AIM OF THE EXERCISE
How many lines of the records below contain the word "this"? Answer with the number alone.

━━━━━ THE INPUT ━━━━━

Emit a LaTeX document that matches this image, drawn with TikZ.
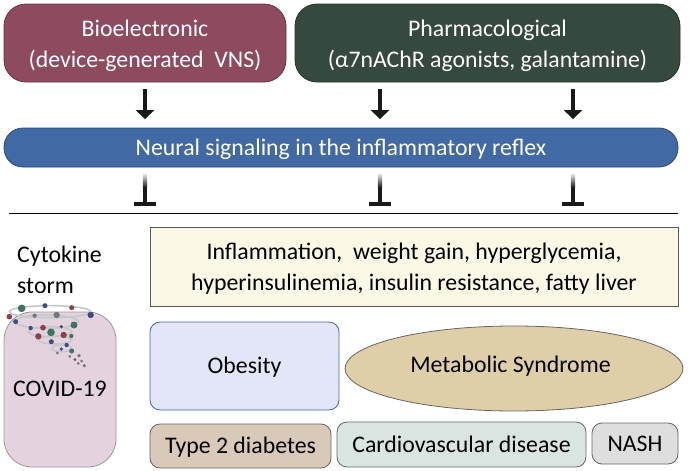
\documentclass[tikz,border=0pt]{standalone}
\usepackage{fontspec}
\setmainfont{Carlito}
\usetikzlibrary{shapes.geometric}
\usetikzlibrary{arrows.meta}
\definecolor{biored}{HTML}{8E4B60}
\definecolor{pharmgreen}{HTML}{36493E}
\definecolor{signalblue}{HTML}{4169A3}
\definecolor{inflamyellow}{HTML}{FBF9E6}
\definecolor{obesityblue}{HTML}{E3E5F8}
\definecolor{metsand}{HTML}{DFCFA9}
\definecolor{diabtan}{HTML}{D9C9B9}
\definecolor{cardiogreen}{HTML}{D8E5E0}
\definecolor{nashgray}{HTML}{DEDEDE}
\definecolor{covidpink}{HTML}{E4D3DF}
\definecolor{stormgreen}{HTML}{3F7464}
\definecolor{stormblue}{HTML}{3F4A80}
\definecolor{stormred}{HTML}{8C3F4C}
\definecolor{stormgray}{HTML}{6F7A78}
\definecolor{ringgray}{HTML}{C4C8C8}
\tikzset{
  textsize/.style={font=\fontsize{23.8}{31}\selectfont},
  box/.style={draw=#1!70!black,fill=#1,textsize,align=center,inner sep=0pt,line width=.8pt},
  oneline/.style={text height=16pt,text depth=1pt},
  twolines/.style={text height=51pt,text depth=3pt},
  activate/.style={-{Triangle[width=18pt,length=9pt]},line width=3.6pt,black!90,shorten <=7pt,shorten >=8.5pt},
  inhibit/.style={-{Bar[width=22pt,line width=4pt]},line width=4pt,black!90,shorten <=6pt,shorten >=7pt},
  ring/.style={draw=ringgray,line width=1.6pt}
}
\begin{document}
\begin{tikzpicture}[x=1pt,y=1pt]
\useasboundingbox (0,0) rectangle (689,-471);
% top row
\node[box=biored,text=white,twolines,rounded corners=22pt,minimum width=282pt,minimum height=78pt] (bio) at (145,-43) {Bioelectronic\\(device-generated~ VNS)};
\node[box=pharmgreen,text=white,twolines,rounded corners=22pt,minimum width=385pt,minimum height=78pt] (pharm) at (487.5,-43) {Pharmacological\\(α7nAChR agonists, galantamine)};
\node[box=signalblue,text=white,oneline,rounded corners=19pt,minimum width=674pt,minimum height=39pt] (signal) at (341,-147.5) {Neural signaling in the inflammatory reflex};
% arrows and bars
\coordinate (left) at (145,-213);
\coordinate (mid) at (380,-213);
\coordinate (right) at (573,-213);
\draw[activate] (left|-bio.south)--(left|-signal.north);
\draw[activate] (mid|-pharm.south)--(mid|-signal.north);
\draw[activate] (right|-pharm.south)--(right|-signal.north);
\foreach \c in {left,mid,right}{
  \draw[inhibit] (\c|-signal.south)--(\c);
  \shade[top color=white,bottom color=black!90] ([xshift=-2.1pt,yshift=-5pt]\c|-signal.south) rectangle ([xshift=2.1pt,yshift=-20pt]\c|-signal.south);
}
\coordinate (rulestart) at (9,-213);
\coordinate (ruleend) at (678,-213);
\draw[line width=1pt] (rulestart)--(ruleend);
% lower part
\node[textsize,align=left,anchor=west,inner sep=0pt] (storm) at (17,-270) {Cytokine\\storm};
\node[box=covidpink,rounded corners=28pt,minimum width=112pt,minimum height=155pt,text=black] (covid) at (60,-389.5) {};
\node[textsize,inner sep=0pt] (covidlabel) at (60,-389) {COVID-19};
\node[box=inflamyellow,draw=black!65,twolines,minimum width=528pt,minimum height=79pt,text=black] (inflam) at (414,-266.5) {Inflammation,~ weight gain, hyperglycemia,\\hyperinsulinemia, insulin resistance, fatty liver};
\node[box=obesityblue,draw=signalblue,oneline,rounded corners=10pt,minimum width=189pt,minimum height=88pt] (obesity) at (244.5,-366) {Obesity};
\node[box=metsand,draw=black!60,text height=12pt,text depth=5pt,shape=ellipse,minimum width=338pt,minimum height=85pt] (metabolic) at (514,-368.5) {\hspace*{-7pt}Metabolic Syndrome};
\node[box=diabtan,draw=black!60,oneline,rounded corners=10pt,minimum width=181pt,minimum height=44pt] (diabetes) at (240.5,-446) {Type 2 diabetes};
\node[box=cardiogreen,draw=black!60,oneline,rounded corners=10pt,minimum width=249pt,minimum height=45pt] (cardio) at (461.5,-444.5) {Cardiovascular disease};
\node[box=nashgray,draw=black!60,oneline,rounded corners=10pt,minimum width=86pt,minimum height=41pt] (nash) at (635,-443.5) {NASH};
% tornado
\begin{scope}[shift={(0,-290)},yscale=-1,scale=1/3]
\draw[ring] (150,65) ellipse (122 and 18);
\draw[ring] (140,95) ellipse (95 and 20);
\draw[ring] (150,125) ellipse (65 and 15);
\draw[ring] (165,150) ellipse (50 and 12);
\draw[ring] (185,175) ellipse (30 and 10);
\foreach \x/\y/\r/\c in {65/55/10/stormgreen,135/47/6/stormblue,215/53/6/stormred,272/75/8/stormblue,28/80/7/stormred,47/95/6/stormblue,104/77/5/stormgray,170/75/8/stormgray,222/105/9/stormgreen,92/114/5/stormblue,129/113/7/stormred,184/110/4/stormblue,153/127/10/stormgreen,115/139/8/stormred,191/135/8/stormred,214/138/5/stormgreen,154/155/6/stormblue,200/165/5/stormblue,184/177/4/stormblue,172/189/3/stormgray,215/183/6/stormgreen,209/199/3/stormgray,237/197/4/stormgray,225/209/3/stormred,245/213/3/stormgray,235/220/3/stormgray,253/227/4/stormgray}
  \fill[\c] (\x,\y) circle({\r+1.5});
\end{scope}
\end{tikzpicture}
\end{document}
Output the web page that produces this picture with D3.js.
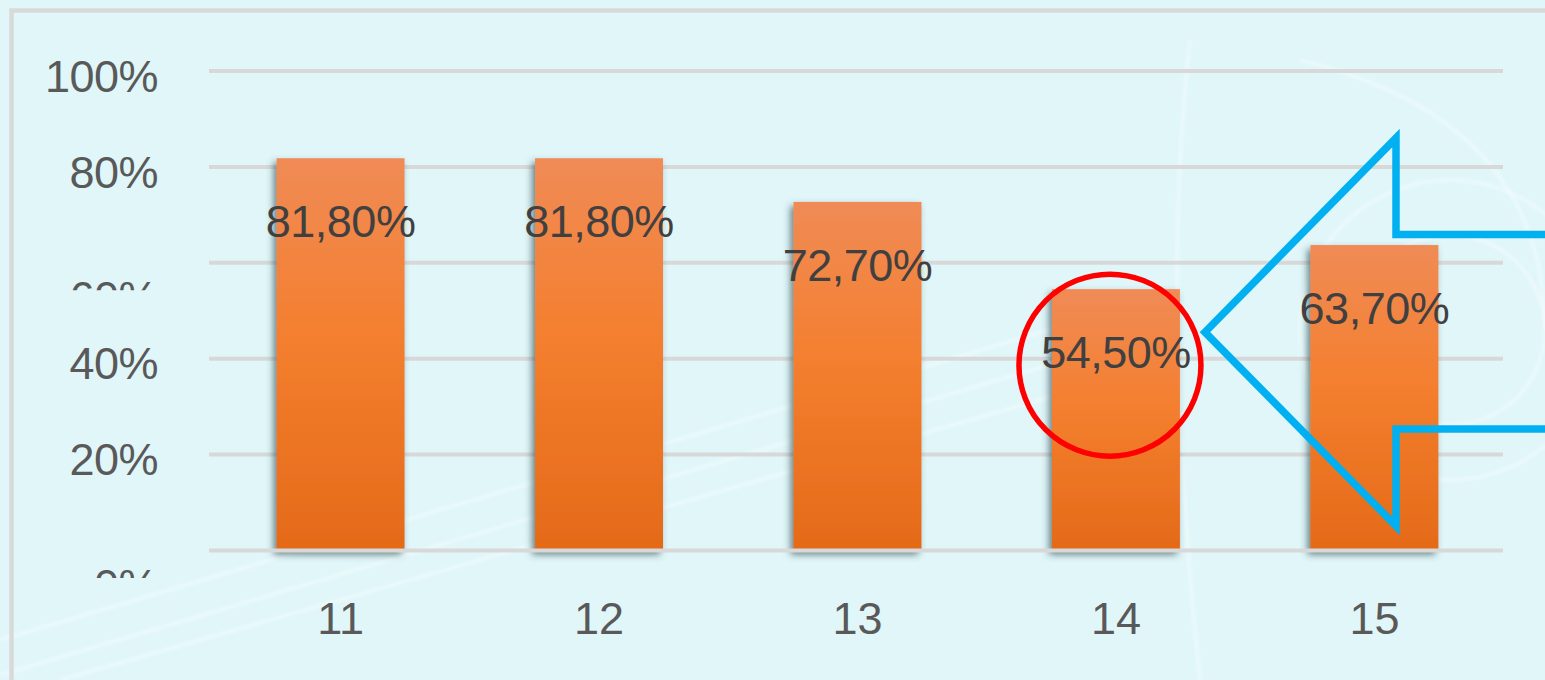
<html>
   <head>
      <meta charset="utf-8">
      <script type="text/javascript" src="https://cdn.jsdelivr.net/npm/d3@7"></script>
      <style>
         body { margin: 0; background: #e0f6f9; overflow: hidden; }
         text { font-family: "Liberation Sans", Arial, sans-serif; }
      </style>
   </head>
   <body>
      <script type="text/javascript">
         var categories = ["11", "12", "13", "14", "15"];
         var values = [0.818, 0.818, 0.727, 0.545, 0.637];
         var value_labels = ["81,80%", "81,80%", "72,70%", "54,50%", "63,70%"];
         var y_ticks = [0, 0.2, 0.4, 0.6, 0.8, 1];
         var y_tick_labels = ["0%", "20%", "40%", "60%", "80%", "100%"];
         var clipped_ticks = [0, 0.6];   // these two labels only show their top edge in the original
         var highlight_index = 3;

         var width = 1545, height = 680;
         var font_size = 45;
         var svg_canvas = d3.select("body").append("svg")
            .attr("width", width).attr("height", height);

         var defs = svg_canvas.append("defs");
         var grad = defs.append("linearGradient").attr("id", "bar_grad")
            .attr("x1", 0).attr("y1", 0).attr("x2", 0).attr("y2", 1);
         grad.append("stop").attr("offset", "0%").attr("stop-color", "#f08b56");
         grad.append("stop").attr("offset", "45%").attr("stop-color", "#f47f2f");
         grad.append("stop").attr("offset", "100%").attr("stop-color", "#e46a18");

         var shadow = defs.append("filter").attr("id", "bar_shadow")
            .attr("x", "-20%").attr("y", "-10%").attr("width", "140%").attr("height", "125%");
         shadow.append("feDropShadow")
            .attr("dx", -3).attr("dy", 4).attr("stdDeviation", 3.5)
            .attr("flood-color", "#324f53").attr("flood-opacity", 0.7);

         var wm_blur = defs.append("filter").attr("id", "wm_blur");
         wm_blur.append("feGaussianBlur").attr("stdDeviation", 1.5);

         // background + faint watermark
         svg_canvas.append("rect").attr("width", width).attr("height", height).attr("fill", "#e0f6f9");
         var wm = svg_canvas.append("g").attr("fill", "none").attr("stroke", "#ffffff")
            .attr("stroke-opacity", 0.35).attr("stroke-width", 4).attr("filter", "url(#wm_blur)");
         wm.append("path").attr("d", "M0,640 L1150,300");
         wm.append("path").attr("d", "M0,675 L1150,335");
         wm.append("path").attr("d", "M60,680 L1180,360");
         wm.append("path").attr("d", "M1190,40 Q1160,300 1200,680");
         wm.append("path").attr("d", "M1300,60 Q1545,120 1545,330");
         wm.append("circle").attr("cx", 1450).attr("cy", 330).attr("r", 150);
         wm.append("circle").attr("cx", 1450).attr("cy", 330).attr("r", 95);

         // chart border
         svg_canvas.append("path")
            .attr("d", "M11.5," + height + " L11.5,10.5 L" + width + ",10.5")
            .attr("fill", "none").attr("stroke", "#d9d9d9").attr("stroke-width", 4.5);

         var x = d3.scaleBand().domain(categories).range([212, 1503])
            .paddingInner(0.505).paddingOuter(0.25);
         var y = d3.scaleLinear().domain([0, 1]).range([550.5, 71]);

         // gridlines (behind the bars)
         svg_canvas.selectAll("line.grid")
            .data(y_ticks.filter(function(d) { return d > 0; }))
            .enter().append("line")
            .attr("class", "grid")
            .attr("x1", 209).attr("x2", 1503)
            .attr("y1", function(d) { return y(d); })
            .attr("y2", function(d) { return y(d); })
            .attr("stroke", "#d8d8d8").attr("stroke-width", 4);

         var data = categories.map(function(c, i) { return { cat: c, value: values[i], label: value_labels[i] }; });

         svg_canvas.selectAll("rect.bar")
            .data(data)
            .enter().append("rect")
            .attr("class", "bar")
            .attr("x", function(d) { return x(d.cat); })
            .attr("width", x.bandwidth())
            .attr("y", function(d) { return y(d.value); })
            .attr("height", function(d) { return y(0) - y(d.value); })
            .attr("fill", "url(#bar_grad)")
            .attr("filter", "url(#bar_shadow)");

         // baseline drawn over the bar feet
         svg_canvas.append("line")
            .attr("x1", 209).attr("x2", 1503)
            .attr("y1", y(0)).attr("y2", y(0))
            .attr("stroke", "#d8d8d8").attr("stroke-width", 4);

         svg_canvas.selectAll("text.val")
            .data(data)
            .enter().append("text")
            .attr("class", "val")
            .attr("x", function(d) { return x(d.cat) + x.bandwidth() / 2; })
            .attr("y", function(d) { return y(d.value) + 79; })
            .attr("text-anchor", "middle")
            .attr("font-size", font_size)
            .attr("letter-spacing", -0.5)
            .attr("fill", "#404040")
            .text(function(d) { return d.label; });

         // y axis
         var y_axis = d3.axisLeft(y).tickValues(y_ticks).tickSize(0).tickPadding(0)
            .tickFormat(function(d, i) { return y_tick_labels[i]; });
         var y_g = svg_canvas.append("g").attr("transform", "translate(158,0)").call(y_axis);
         y_g.select(".domain").remove();
         y_g.selectAll("text")
            .attr("font-size", font_size).attr("fill", "#595959")
            .attr("font-family", "Liberation Sans, Arial, sans-serif")
            .attr("letter-spacing", -0.5)
            .attr("dy", "0.45em");

         y_g.selectAll(".tick").filter(function(d) { return clipped_ticks.indexOf(d) != -1; })
            .each(function(d, i) {
               var cid = "tick_clip_" + i;
               svg_canvas.select("defs").append("clipPath").attr("id", cid)
                  .append("rect").attr("x", -200).attr("y", 14).attr("width", 220).attr("height", 13);
               d3.select(this).attr("clip-path", "url(#" + cid + ")")
                  .select("text").attr("dy", null).attr("y", 49.5);
            });

         // x axis
         var x_axis = d3.axisBottom(x).tickSize(0).tickPadding(0);
         var x_g = svg_canvas.append("g").call(x_axis);
         x_g.select(".domain").remove();
         x_g.selectAll("text")
            .attr("font-size", font_size).attr("fill", "#595959")
            .attr("font-family", "Liberation Sans, Arial, sans-serif")
            .attr("dy", null).attr("y", 634);

         // annotation: red circle around the highlighted bar label
         var hl = data[highlight_index];
         svg_canvas.append("ellipse")
            .attr("cx", x(hl.cat) + x.bandwidth() / 2 - 6)
            .attr("cy", y(hl.value) + 76)
            .attr("rx", 91).attr("ry", 91)
            .attr("fill", "none").attr("stroke", "#ff0000").attr("stroke-width", 5.5);

         // annotation: outlined arrow pointing at the circle
         var tip_x = x(hl.cat) + x.bandwidth() / 2 + 89, tip_y = y(hl.value) + 43;
         var shaft_x = 1396;
         var arrow_pts = [
            [width + 10, 234.5], [shaft_x, 234.5], [shaft_x, 138], [tip_x, tip_y],
            [shaft_x, 526], [shaft_x, 429], [width + 10, 429]
         ];
         svg_canvas.append("path")
            .attr("d", d3.line()(arrow_pts))
            .attr("fill", "none").attr("stroke", "#00b0f0").attr("stroke-width", 7.5)
            .attr("stroke-linejoin", "miter").attr("stroke-miterlimit", 10);
      </script>
   </body>
</html>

━━━━━

RESULT OF THE TASK
3